Don’t fret, that’s absolutely fine. There’s nothing more satisfying than making a large profit on a player you spotted first.
You are able to sell instantly, or sell as a future, where you can put futures for sale at the current buy price, meaning you don’t pay the spread. This is advantageous, but requires the players to increase for you to sell.
By moving quicker than other traders, you can get the most value out of players and ensure your investment goes further. Take time to find different sources for football news and identify who breaks news first, reliably. Most football fans use the same football media, so make sure you’re getting it quicker than everybody else. If you know about transfers or injuries, you can make a reasonable assumption about future starting lineups.
Speed kills – A similar way to utilise speed is by guessing on who is due to make a big transfer.
A transfer to a big club will propel a player profile into the spotlight and attract other investors. You don’t necessarily need the player to perform well at his new club, you just need other investors to think he will. Bruno Fernandes is a living example of this, who is the second most expensive player after recently securing his move to Man Utd.
Youth teams and youth championships are a great place to find out who can cut it among the elite young players of modern football. Thumbing back through the annals of the 2019 European U21 Championships, there are quite a few notable names. One such name is Luca Waldschmidt, who netted seven times for Germany U21s during the tournament. Since then, he has received three senior Germany call ups, has been linked to Chelsea and his Football Index price has almost doubled. Jadon Sancho is also worth 2.5x what he was worth last year.
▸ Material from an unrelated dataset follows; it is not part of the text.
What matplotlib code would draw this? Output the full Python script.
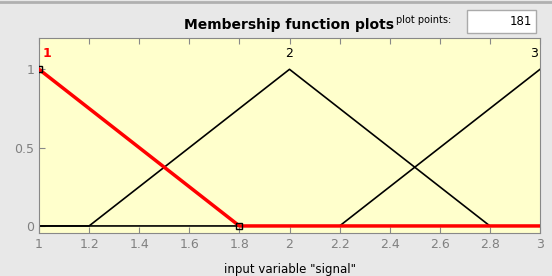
import numpy as np
import matplotlib.pyplot as plt
from matplotlib.patches import Rectangle

x_range = [1, 3]
n_points = 181
mf_params = [[0.2, 1.0, 1.8], [1.2, 2.0, 2.8], [2.2, 3.0, 3.8]]
mf_names = ["1", "2", "3"]
selected = 0
xticks = [1, 1.2, 1.4, 1.6, 1.8, 2, 2.2, 2.4, 2.6, 2.8, 3]
xticklabels = ["1", "1.2", "1.4", "1.6", "1.8", "2", "2.2", "2.4", "2.6", "2.8", "3"]
yticks = [0, 0.5, 1]
yticklabels = ["0", "0.5", "1"]


def trimf(x, a, b, c):
    return np.maximum(np.minimum((x - a) / (b - a), (c - x) / (c - b)), 0)


x = np.linspace(x_range[0], x_range[1], n_points)

fig = plt.figure(figsize=(5.52, 2.76), dpi=100, facecolor="#e8e8e8")
ax = fig.add_axes([39 / 552, 1 - 233 / 276, 501 / 552, 195 / 276])
ax.set_facecolor("#ffffcc")

for i, p in enumerate(mf_params):
    if i == selected:
        continue
    ax.plot(x, trimf(x, *p), color="black", lw=1.2, zorder=2)
sel = mf_params[selected]
ax.plot(x, trimf(x, *sel), color="red", lw=2.5, zorder=3)
ax.plot([sel[1], sel[2]], [1, 0], "s", ms=4, mfc="none", mec="black", mew=1, zorder=4)

for i, p in enumerate(mf_params):
    c = "red" if i == selected else "black"
    ha = "left" if i == 0 else ("right" if i == len(mf_params) - 1 else "center")
    xt = p[1] + (0.015 if i == 0 else (-0.01 if ha == "right" else 0))
    ax.text(xt, 1.06, mf_names[i], color=c, ha=ha, va="bottom", fontsize=9,
            fontweight="bold" if i == selected else "normal")

ax.set_xlim(1, 3)
ax.set_ylim(-0.045, 1.2)
ax.set_xticks(xticks)
ax.set_xticklabels(xticklabels)
ax.set_yticks(yticks)
ax.set_yticklabels(yticklabels)
ax.tick_params(direction="in", top=True, right=False, colors="#888888",
               labelcolor="#808080", labelsize=9, length=4)
for s in ax.spines.values():
    s.set_color("#888888")
ax.set_xlabel('input variable "signal"', fontsize=8.5, labelpad=9)

fig.text(289 / 552, 1 - 25 / 276, "Membership function plots", ha="center", va="center",
         fontsize=10, fontweight="bold")
fig.text(424 / 552, 1 - 20 / 276, "plot points:", ha="center", va="center", fontsize=7)
fig.patches.append(Rectangle((467 / 552, 1 - 33 / 276), 69 / 552, 23 / 276,
                             transform=fig.transFigure, facecolor="white",
                             edgecolor="#aaaaaa", lw=1))
fig.text(532 / 552, 1 - 21.5 / 276, str(n_points), ha="right", va="center", fontsize=8.5)
fig.add_artist(plt.Line2D([0, 1], [1 - 2 / 276, 1 - 2 / 276], color="#b0b0b0", lw=2,
                          transform=fig.transFigure))

fig.savefig("out.png", dpi=100, facecolor=fig.get_facecolor())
One of the 19/20 season’s success stories has been Erling Braut Haaland, who moved to Borussia Dortmund in January. His price has doubled from a flat £3.10 per share to £6.18 as of February 2020, thanks to his marvelous performances in the Champions League and Bundesliga. His flurry of goals would have given opportunistic investors healthy In Play Dividends after notching five goals before the end of his first month at the German club. With the likes of Real Madrid and Barcelona now chasing the striker, his price could yet rise further.
James Rodriguez’s career probably peaked at the 2014 World Cup in Brazil. The attacking midfielder has struggled to shine on the world stage, despite spending the last two seasons on loan at Bayern Munich.
At 28, he is still very capable of dominating world football, if he can showcase the talent we have all seen before. His share price hasn’t been above £2 per share since May 2019, despite James lifting two Bundesliga trophies and making 20+ appearances in each season. Perhaps a move to the Premier League will invigorate his career and the English media help his share price along.